Nach internationalem Völkerrecht war Tibet ein Staat mit eigener Staatsbürgerschaft und Staatsgewalt, eigenem Staatsgebiet und eigener Währung. Im Jahre 1950 wurde Tibet von der chinesischen „Volksbefreiungsarmee“ gewaltsam seiner Eigenständigkeit beraubt und annektiert. Zwar sicherte die chinesische Regierung den Fortbestand der tibetischen Sprache, Kultur, Religion und des etablierten Status des Dalai Lamas zu, hat diese Zusagen jedoch nicht erfüllt. Die massive Unterdrückung und die Einschränkung der Religionsausübung führten in der tibetischen Bevölkerung zu wachsendem Widerstand. Am 10. März 1959 kam es zu einem tibetischen Volksaufstand, der von der chinesischen Armee brutal niedergeschlagen wurde und 86’000 Tibeter das Leben kostete. Unmittelbar darauf flüchtete der Dalai Lama ins Exil nach Indien. Tausende Tibeter taten es ihm gleich und nahmen die beschwerliche Flucht über den Himalaya auf sich. Viele von ihnen versuchten alte Schriften und andere wertvolle Kulturgüter vor der Zerstörung durch die chinesische Armee zu retten, indem sie diese nach Indien brachten und sie dort an den Dalai Lama übergaben.

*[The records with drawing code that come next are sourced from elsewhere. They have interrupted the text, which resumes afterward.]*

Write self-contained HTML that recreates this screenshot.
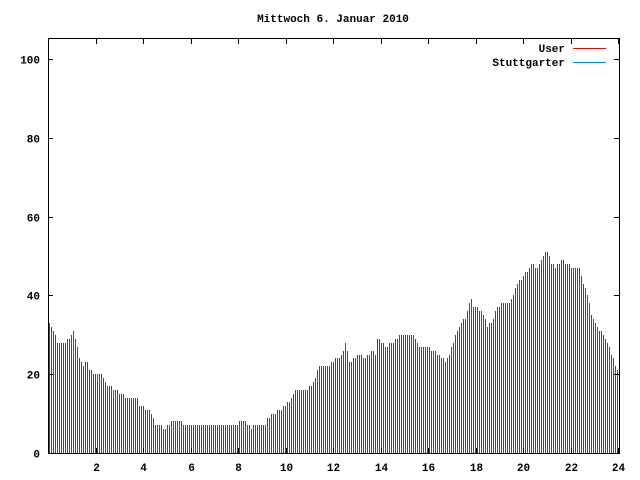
<!DOCTYPE html>
<html><head><meta charset="utf-8"><style>
html,body{margin:0;padding:0;background:#fff;width:640px;height:480px;overflow:hidden}
svg text{font-family:"Liberation Mono",monospace;font-weight:bold;font-size:11px;fill:#000}
</style></head><body>
<svg id="s" width="640" height="480" xmlns="http://www.w3.org/2000/svg" shape-rendering="crispEdges">
<rect width="640" height="480" fill="#fff"/>
<g id="bars" fill="#ff0000"></g>
<text x="333" y="22" text-anchor="middle">Mittwoch 6. Januar 2010</text>
<text x="565" y="52" text-anchor="end">User</text>
<line x1="573" y1="48.5" x2="606" y2="48.5" stroke="#ff0000" stroke-width="1"/>
<text x="565" y="66" text-anchor="end">Stuttgarter</text>
<line x1="573" y1="62.5" x2="606" y2="62.5" stroke="#0080ff" stroke-width="1"/>
<g id="axes" stroke="#000" stroke-width="1"></g>
<g id="labels"></g>
<rect x="48.5" y="38.5" width="571" height="415" fill="none" stroke="#000"/>
</svg>
<script>
var ns="http://www.w3.org/2000/svg";
function Y(v){return 453-v*3.94;}
var kp=[[49,33],[53,31],[57,28],[65,28],[69,29],[73,31],[75,29],[79,24],[83,22],[87,23],[89,21],[93,20],[101,20],[103,19],[107,17],[115,16],[121,15],[125,14],[137,14],[139,12],[149,11],[153,9],[155,7],[161,7],[163,6],[169,7],[171,8],[181,8],[183,7],[237,7],[239,8],[245,8],[247,7],[251,6],[253,7],[265,7],[267,9],[273,10],[279,11],[285,12],[289,13],[295,16],[305,16],[311,17],[315,19],[319,22],[329,22],[335,24],[339,24],[343,26],[345,28],[349,23],[355,24],[359,25],[365,24],[371,26],[375,25],[377,29],[385,27],[393,28],[399,30],[413,30],[419,27],[427,27],[433,26],[441,24],[445,23],[449,25],[453,28],[457,31],[461,33],[465,34],[469,38],[471,39],[473,37],[477,37],[483,35],[487,32],[491,33],[497,37],[503,38],[509,38],[513,40],[517,43],[523,45],[527,46],[531,48],[537,47],[543,50],[547,51],[551,48],[555,47],[561,49],[567,48],[573,47],[579,47],[583,43],[587,40],[591,35],[595,33],[599,31],[603,30],[607,28],[611,25],[615,22],[618,21]];
function val(x){for(var i=0;i<kp.length-1;i++){if(x>=kp[i][0]&&x<=kp[i+1][0]){var t=(x-kp[i][0])/(kp[i+1][0]-kp[i][0]);return Math.round(kp[i][1]+t*(kp[i+1][1]-kp[i][1]));}}return 21;}
var g=document.getElementById("bars");
for(var x=49;x<=617;x+=2){var v=val(x);var y=Math.round(Y(v));var r=document.createElementNS(ns,"rect");r.setAttribute("x",x);r.setAttribute("y",y);r.setAttribute("width",1);r.setAttribute("height",453-y);g.appendChild(r);}
var a=document.getElementById("axes"),L=document.getElementById("labels");
function ln(x1,y1,x2,y2){var l=document.createElementNS(ns,"line");l.setAttribute("x1",x1);l.setAttribute("y1",y1);l.setAttribute("x2",x2);l.setAttribute("y2",y2);a.appendChild(l);}
function tx(x,y,s,anc){var t=document.createElementNS(ns,"text");t.setAttribute("x",x);t.setAttribute("y",y);t.setAttribute("text-anchor",anc);t.textContent=s;L.appendChild(t);}
for(var v=0;v<=100;v+=20){var y=Math.round(Y(v))+0.5;ln(48,y,53,y);ln(619,y,614,y);tx(40,y+4,String(v),"end");}
for(var h=2;h<=24;h+=2){var x=Math.round(48.5+h*23.73)+0.5;ln(x,453,x,448);ln(x,39,x,44);tx(x,471,String(h),"middle");}
</script>
</body></html>
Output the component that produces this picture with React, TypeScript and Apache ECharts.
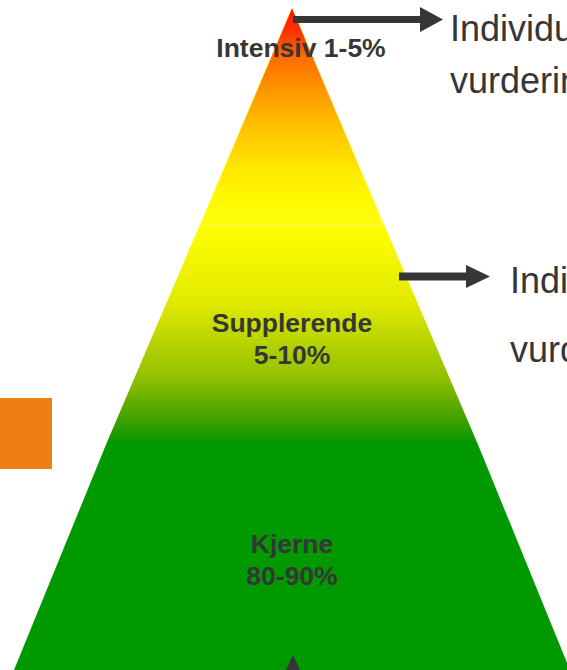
import React, { useEffect, useRef } from "react";
import * as echarts from "echarts";

// Tiers of the pyramid (top to bottom) and their shares
const tiers = ["Intensiv", "Supplerende", "Kjerne"];
const shares = ["1-5%", "5-10%", "80-90%"];
// Relative width level of each tier (bottom edge), pyramid grows linearly
const tierLevels = [1, 2, 3];
// Side annotations
const sideNotes = [
  ["Individuell", "vurdering"],
  ["Individuell", "vurdering"],
];

export default function App() {
  const ref = useRef<HTMLDivElement>(null);
  useEffect(() => {
    if (!ref.current) return;
    const chart = echarts.init(ref.current, undefined, { renderer: "svg" });
    const bandHeights = [219, 217, 227];
    const bandColors: any[] = [
      new echarts.graphic.LinearGradient(0, 0, 0, 1, [
        { offset: 0, color: "#ff1000" },
        { offset: 0.13, color: "#ff3c00" },
        { offset: 0.24, color: "#ff7000" },
        { offset: 0.42, color: "#ffa000" },
        { offset: 0.58, color: "#ffc800" },
        { offset: 0.74, color: "#ffe800" },
        { offset: 0.88, color: "#fff800" },
        { offset: 1, color: "#ffff10" },
      ]),
      new echarts.graphic.LinearGradient(0, 0, 0, 1, [
        { offset: 0, color: "#ffff00" },
        { offset: 0.35, color: "#e2ea00" },
        { offset: 0.7, color: "#90c000" },
        { offset: 0.9, color: "#3e9e00" },
        { offset: 1, color: "#009900" },
      ]),
      "#009900",
    ];
    const labelDx = [9, 0, 0];
    const labelDy = [-69, 4, 3];
    const textColor = "#363636";
    const noteFont = "36px 'Liberation Sans', Arial, sans-serif";
    chart.setOption({
      animation: false,
      series: [
        {
          type: "funnel",
          sort: "ascending",
          left: 14,
          top: 7,
          width: 556,
          height: 663,
          min: 0,
          max: 3,
          minSize: "0%",
          maxSize: "100%",
          gap: 0,
          silent: true,
          label: {
            show: true,
            position: "inside",
            color: textColor,
            fontSize: 26.5,
            fontWeight: "bold",
            fontFamily: "'Liberation Sans', Arial, sans-serif",
            lineHeight: 32,
            textBorderWidth: 0,
            formatter: (p: any) =>
              p.dataIndex === 0
                ? `${tiers[p.dataIndex]} ${shares[p.dataIndex]}`
                : `${tiers[p.dataIndex]}\n${shares[p.dataIndex]}`,
          },
          labelLayout: (p: any) => ({ dx: labelDx[p.dataIndex], dy: labelDy[p.dataIndex] }),
          emphasis: { disabled: true },
          data: tiers.map((t, i) => ({
            name: t,
            value: tierLevels[i],
            itemStyle: {
              color: bandColors[i],
              height: bandHeights[i],
              borderWidth: i === 0 ? 1 : 0,
              borderColor: "#ffffa8",
            },
          })),
        },
      ],
      graphic: [
        {
          type: "line",
          z: 100,
          shape: { x1: 293, y1: 19.5, x2: 424, y2: 19.5 },
          style: { stroke: textColor, lineWidth: 7 },
        },
        {
          type: "polygon",
          z: 100,
          shape: { points: [[420, 7], [443, 19.5], [420, 32]] },
          style: { fill: textColor },
        },
        {
          type: "line",
          z: 100,
          shape: { x1: 399, y1: 276.5, x2: 470, y2: 276.5 },
          style: { stroke: textColor, lineWidth: 8 },
        },
        {
          type: "polygon",
          z: 100,
          shape: { points: [[466, 265], [490, 276.5], [466, 288]] },
          style: { fill: textColor },
        },
        {
          type: "polygon",
          z: 100,
          shape: { points: [[293, 655], [301, 672], [285, 672]] },
          style: { fill: textColor },
        },
        {
          type: "rect",
          z: 100,
          shape: { x: 0, y: 398, width: 52, height: 71 },
          style: { fill: "#ee7f14" },
        },
        {
          type: "text",
          z: 100,
          x: 450,
          y: 28,
          style: { text: sideNotes[0][0], font: noteFont, fill: textColor, verticalAlign: "middle" },
        },
        {
          type: "text",
          z: 100,
          x: 450,
          y: 80,
          style: { text: sideNotes[0][1], font: noteFont, fill: textColor, verticalAlign: "middle" },
        },
        {
          type: "text",
          z: 100,
          x: 510,
          y: 280,
          style: { text: sideNotes[1][0], font: noteFont, fill: textColor, verticalAlign: "middle" },
        },
        {
          type: "text",
          z: 100,
          x: 510,
          y: 349,
          style: { text: sideNotes[1][1], font: noteFont, fill: textColor, verticalAlign: "middle" },
        },
      ],
    });
    return () => chart.dispose();
  }, []);
  return (
    <div
      ref={ref}
      style={{ position: "absolute", left: 0, top: 0, width: 567, height: 670 }}
    />
  );
}
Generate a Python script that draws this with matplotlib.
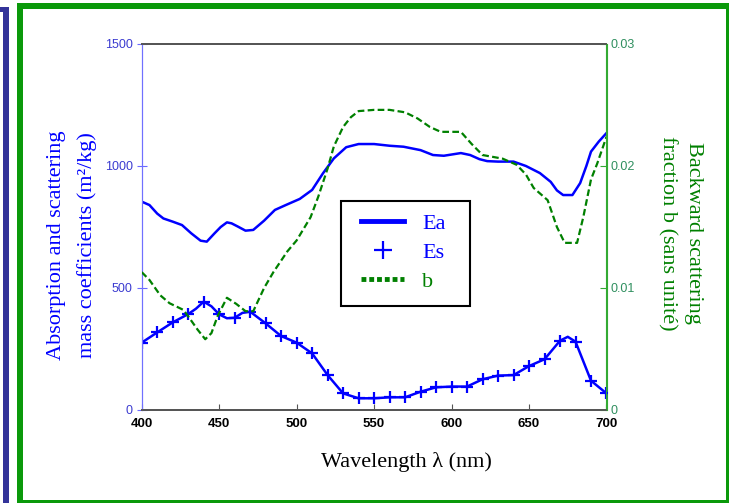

So kam es, dass im Jahre 1970 auf Anweisung des Dalai Lama mit dem Bau der Library of Tibetan Works and Archives in Dharamsala begonnen wurde, um die Kulturgüter fachgerecht aufbewahren und erhalten zu können. Das Gebäude wurde im traditionellen tibetischen Stil gebaut und öffnete bereits im November 1971 seine Türen für interessierte Besucher. In den darauf folgenden Jahrzehnten hat sich die Library zu einer der wichtigsten Institutionen zur Erhaltung und Verbreitung der tibetischen Kultur entwickelt und wurde 1991 sogar offiziell von der Universität Himachal Pradesh als Zentrum für tibetische Studien anerkannt. 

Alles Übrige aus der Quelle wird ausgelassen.